There are some characteristics that Tim Cook brings to the table that might be weaknesses in a post Steve Jobs Apple.
Number one in my book is that he is a pretty detached executive. He is exceptionally good with numbers, but I would question his ability to accurately judge people around him. I found him somewhat lacking in skills that often let an executive get to know the people around him well enough to evaluate them.
Number two, as smart as Tim Cook is, he is not an inspiring guy. It is just not there. Perhaps you can say that he can inspire investors and analysts with his intelligence and mastery of the numbers. However, I doubt that you can translate that into inspiration for Apple employees.
A lot of what makes Apple different from other companies is the extra work that comes out of Apple employees. You can argue whether most of it comes from fear or pure love of the technology, but in order to tap than vein with the Apple workforce, you have to have that passion yourself.
I never saw that passion for technology in Tim.
The most important trait that Apple needs and which might be absent in Mr. Cook is the willingness to take a giant leap which is in some respect what Apple's success has been all about. Everything that I worked through Tim was a lesson in doing things incrementally. Again he may have changed, but I really doubt it.
I could also talk about his real lack understanding of the sales process, but Apple has been in its own zone recently with products that required very little selling. Whether they will need a real sales force in the future is an open question.
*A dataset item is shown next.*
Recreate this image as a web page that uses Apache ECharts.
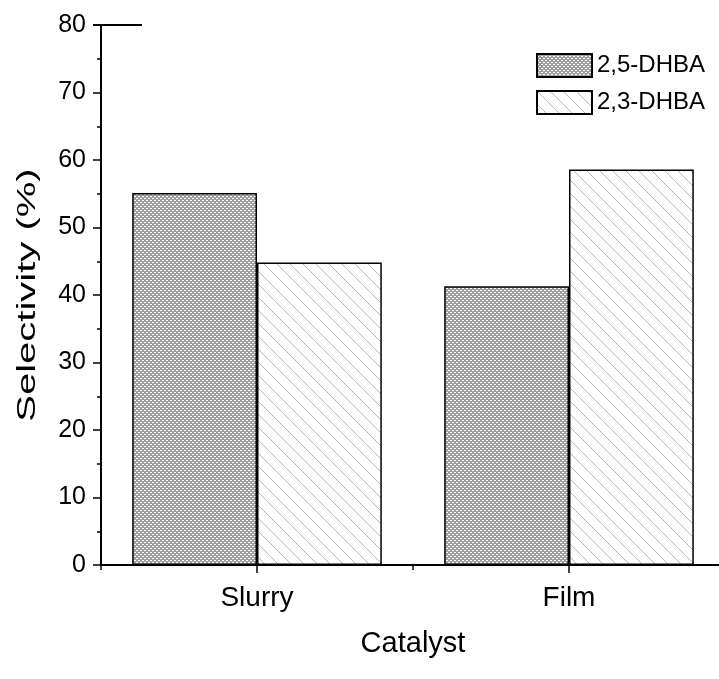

As long as you make products that sell themselves, the sales force is a luxury and that is pure Steve Jobs.
I would expect that Tim Cook can keep Apple humming certainly as long as it takes for the pipeline of products that are already in development to hit the market. Whether or not he has the product savvy and passion to bring the next great hit to Apple is an open question.
It should also be remembered that even the great one, Steve Jobs, probably only created three or four really barn burning hits. If Tim Cook can come up with one, that would still be huge.
I am just hoping we see some great computers in the next twelve months. I know that Tim Cook can get them manufactured and distributed.
What he can do when he owns the product process, only time will tell.
In the rest of my world, not only was I disappointed with MacWorld, but we have had to endure some cold weather and even snow here on the Carolina coast. The good news is that the "snow storm" came on inauguration day so it was an appropriate time to sit by the fire and enjoy a changing of the guard and a wintery diversion.
Real estate here on the coast has shown some preliminary signs of life. However, it is still on life support.
I hope our government, our country and Apple find a new road forward.
Anything is possible since I even have to give Microsoft credit for continuing to bang on Vista to the point that it has become much more usable. I hesitate to brag on it too much, but Vista has come a long way in the sixteen months that I have been using it.
I did manage to make it through all of 2008 without buying a computer. I am on the watch for a new one should I manage to sell the ocean front duplex that I have listed.
In the meantime I will keep on alert for the first hint of fishing weather this spring here on North Carolina's Crystal Coast. Fishing is more fun than computers any day.